The fix is boring: log the outcome. Every significant event, decision, or configuration change goes into memory/YYYY-MM-DD.md. The agent reads it, the human doesn't have to re-explain context, and the next session starts with full awareness.

This is identical to writing a proper incident report: not for you-now, but for you-tomorrow.

The token cost of forgetting

There's a concrete cost to poor memory hygiene: context bloat.

If MEMORY.md is never pruned, it grows. Old entries about infrastructure decisions from three months ago stay in context alongside today's questions. The model reads all of it — every call. At ~116k tokens per turn at peak, a significant portion of that is noise.

The discipline:

Daily notes: raw, unfiltered — everything goes in
MEMORY.md: distilled — only decisions, patterns, and facts that will still matter in 3 months
Periodic review: delete what's stale, compress what's repeated

Prune the memory file the same way you'd prune a dependency list: if you can't explain why it's there, it probably shouldn't be.

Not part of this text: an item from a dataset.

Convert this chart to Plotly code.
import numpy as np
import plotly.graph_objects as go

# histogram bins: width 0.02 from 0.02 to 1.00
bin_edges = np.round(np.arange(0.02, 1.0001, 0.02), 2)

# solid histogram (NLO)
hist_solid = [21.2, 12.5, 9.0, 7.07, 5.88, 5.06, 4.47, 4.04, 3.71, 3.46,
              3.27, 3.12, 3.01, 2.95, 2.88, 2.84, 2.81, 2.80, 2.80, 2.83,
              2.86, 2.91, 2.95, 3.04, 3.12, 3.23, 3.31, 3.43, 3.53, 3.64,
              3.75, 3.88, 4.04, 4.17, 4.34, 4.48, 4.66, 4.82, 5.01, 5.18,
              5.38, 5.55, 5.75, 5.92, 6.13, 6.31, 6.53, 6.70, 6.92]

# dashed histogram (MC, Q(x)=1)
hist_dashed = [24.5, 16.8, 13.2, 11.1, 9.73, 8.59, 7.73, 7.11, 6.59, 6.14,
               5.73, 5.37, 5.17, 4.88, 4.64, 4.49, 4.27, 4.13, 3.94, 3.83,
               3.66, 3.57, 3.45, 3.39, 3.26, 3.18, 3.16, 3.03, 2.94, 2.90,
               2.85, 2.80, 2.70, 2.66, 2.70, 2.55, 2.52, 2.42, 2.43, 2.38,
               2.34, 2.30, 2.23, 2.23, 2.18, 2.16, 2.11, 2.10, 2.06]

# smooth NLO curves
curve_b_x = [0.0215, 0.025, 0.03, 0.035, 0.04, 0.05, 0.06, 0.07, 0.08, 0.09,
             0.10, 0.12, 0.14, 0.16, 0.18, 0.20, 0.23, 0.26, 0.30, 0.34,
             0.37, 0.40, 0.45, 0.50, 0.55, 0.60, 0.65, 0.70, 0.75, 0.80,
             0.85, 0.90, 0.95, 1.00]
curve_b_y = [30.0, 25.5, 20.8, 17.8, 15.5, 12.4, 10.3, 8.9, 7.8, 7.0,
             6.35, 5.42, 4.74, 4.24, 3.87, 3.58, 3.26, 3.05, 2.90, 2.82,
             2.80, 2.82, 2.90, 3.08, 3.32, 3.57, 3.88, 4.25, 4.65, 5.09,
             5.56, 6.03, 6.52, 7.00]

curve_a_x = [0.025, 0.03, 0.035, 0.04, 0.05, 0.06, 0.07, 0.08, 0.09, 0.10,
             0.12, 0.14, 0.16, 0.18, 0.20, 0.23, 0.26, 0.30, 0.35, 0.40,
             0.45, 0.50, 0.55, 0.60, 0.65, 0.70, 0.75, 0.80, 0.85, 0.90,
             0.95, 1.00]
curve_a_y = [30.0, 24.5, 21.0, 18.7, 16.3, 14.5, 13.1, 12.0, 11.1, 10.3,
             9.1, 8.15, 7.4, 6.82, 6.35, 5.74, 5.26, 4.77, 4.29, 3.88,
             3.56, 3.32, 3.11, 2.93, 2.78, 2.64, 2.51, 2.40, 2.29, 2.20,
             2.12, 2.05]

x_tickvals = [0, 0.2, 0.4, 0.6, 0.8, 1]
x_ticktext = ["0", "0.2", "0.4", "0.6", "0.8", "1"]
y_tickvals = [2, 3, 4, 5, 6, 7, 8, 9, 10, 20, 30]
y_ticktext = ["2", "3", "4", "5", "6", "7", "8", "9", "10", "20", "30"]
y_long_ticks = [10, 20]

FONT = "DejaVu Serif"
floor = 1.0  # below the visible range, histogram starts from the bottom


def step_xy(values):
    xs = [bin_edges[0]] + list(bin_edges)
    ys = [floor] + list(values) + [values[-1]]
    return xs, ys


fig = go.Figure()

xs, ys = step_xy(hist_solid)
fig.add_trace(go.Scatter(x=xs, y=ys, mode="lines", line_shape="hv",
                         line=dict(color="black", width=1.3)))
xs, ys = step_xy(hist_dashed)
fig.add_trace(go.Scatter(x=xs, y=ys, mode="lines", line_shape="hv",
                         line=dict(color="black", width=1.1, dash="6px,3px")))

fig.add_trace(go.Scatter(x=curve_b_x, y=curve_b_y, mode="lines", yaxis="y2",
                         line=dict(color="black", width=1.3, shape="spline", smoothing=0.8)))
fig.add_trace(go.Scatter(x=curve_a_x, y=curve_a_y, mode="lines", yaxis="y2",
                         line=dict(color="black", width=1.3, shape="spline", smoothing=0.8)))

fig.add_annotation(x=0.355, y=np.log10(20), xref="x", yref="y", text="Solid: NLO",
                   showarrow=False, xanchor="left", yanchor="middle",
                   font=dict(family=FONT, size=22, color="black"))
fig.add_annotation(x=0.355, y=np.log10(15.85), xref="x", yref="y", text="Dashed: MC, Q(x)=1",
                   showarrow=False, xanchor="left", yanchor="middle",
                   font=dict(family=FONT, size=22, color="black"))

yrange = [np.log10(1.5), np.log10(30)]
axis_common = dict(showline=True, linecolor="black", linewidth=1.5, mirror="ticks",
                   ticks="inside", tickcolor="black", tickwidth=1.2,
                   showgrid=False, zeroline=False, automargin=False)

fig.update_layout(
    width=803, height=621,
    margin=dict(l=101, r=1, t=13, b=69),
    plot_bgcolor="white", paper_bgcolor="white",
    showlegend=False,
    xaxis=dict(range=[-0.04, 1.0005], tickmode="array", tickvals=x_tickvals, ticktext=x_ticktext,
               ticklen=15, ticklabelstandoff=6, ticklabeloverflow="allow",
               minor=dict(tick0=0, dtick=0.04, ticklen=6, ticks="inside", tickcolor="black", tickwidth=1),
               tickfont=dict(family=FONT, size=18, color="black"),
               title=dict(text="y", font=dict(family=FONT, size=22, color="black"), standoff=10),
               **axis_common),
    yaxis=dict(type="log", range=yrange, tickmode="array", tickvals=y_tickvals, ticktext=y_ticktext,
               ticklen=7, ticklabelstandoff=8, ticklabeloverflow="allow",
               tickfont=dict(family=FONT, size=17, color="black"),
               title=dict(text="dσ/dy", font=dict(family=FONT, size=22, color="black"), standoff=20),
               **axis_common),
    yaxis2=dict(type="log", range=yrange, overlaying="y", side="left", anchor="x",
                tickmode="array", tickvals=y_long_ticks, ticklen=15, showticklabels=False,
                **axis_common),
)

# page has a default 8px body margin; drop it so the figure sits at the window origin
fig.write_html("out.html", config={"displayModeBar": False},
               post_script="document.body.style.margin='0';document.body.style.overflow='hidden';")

What this changes for human-AI workflows

Most AI assistant setups treat memory as a product feature ("remember my preferences"). That's fine for consumer tools.

For infrastructure-grade AI workflows — agents running on a dedicated machine, processing real bot alerts, managing actual configuration — memory is an engineering problem.

Questions worth asking:

What needs to persist across sessions vs what can be reconstructed?
What's the cost (in tokens, in correctness) of keeping stale context?
Who is responsible for the write — the agent, the human, or both?

m900 handles the daily log writes autonomously. Julio handles the things only he knows. MEMORY.md gets reviewed in heartbeats. It's a split responsibility, and it's been working.

Where this is going

The grid bots are in steady state. The infrastructure isn't changing. The next layer of experimentation is here: how do you make an AI agent reliably operational over months, not just sessions?

File-based memory is Phase 1. It works. Phase 2 will probably involve structured event logs that the agent can query rather than read linearly — more like a database, less like a journal.

That's Aether Dynamo territory. Not started yet. But the pattern is forming.

Infrastructure: M900 Tiny (Ubuntu 24.04), system cron every 5 min, Python 3.12
Agent: OpenClaw / m900 | Channel: Telegram
Source: github.com/jmolinasoler/build-log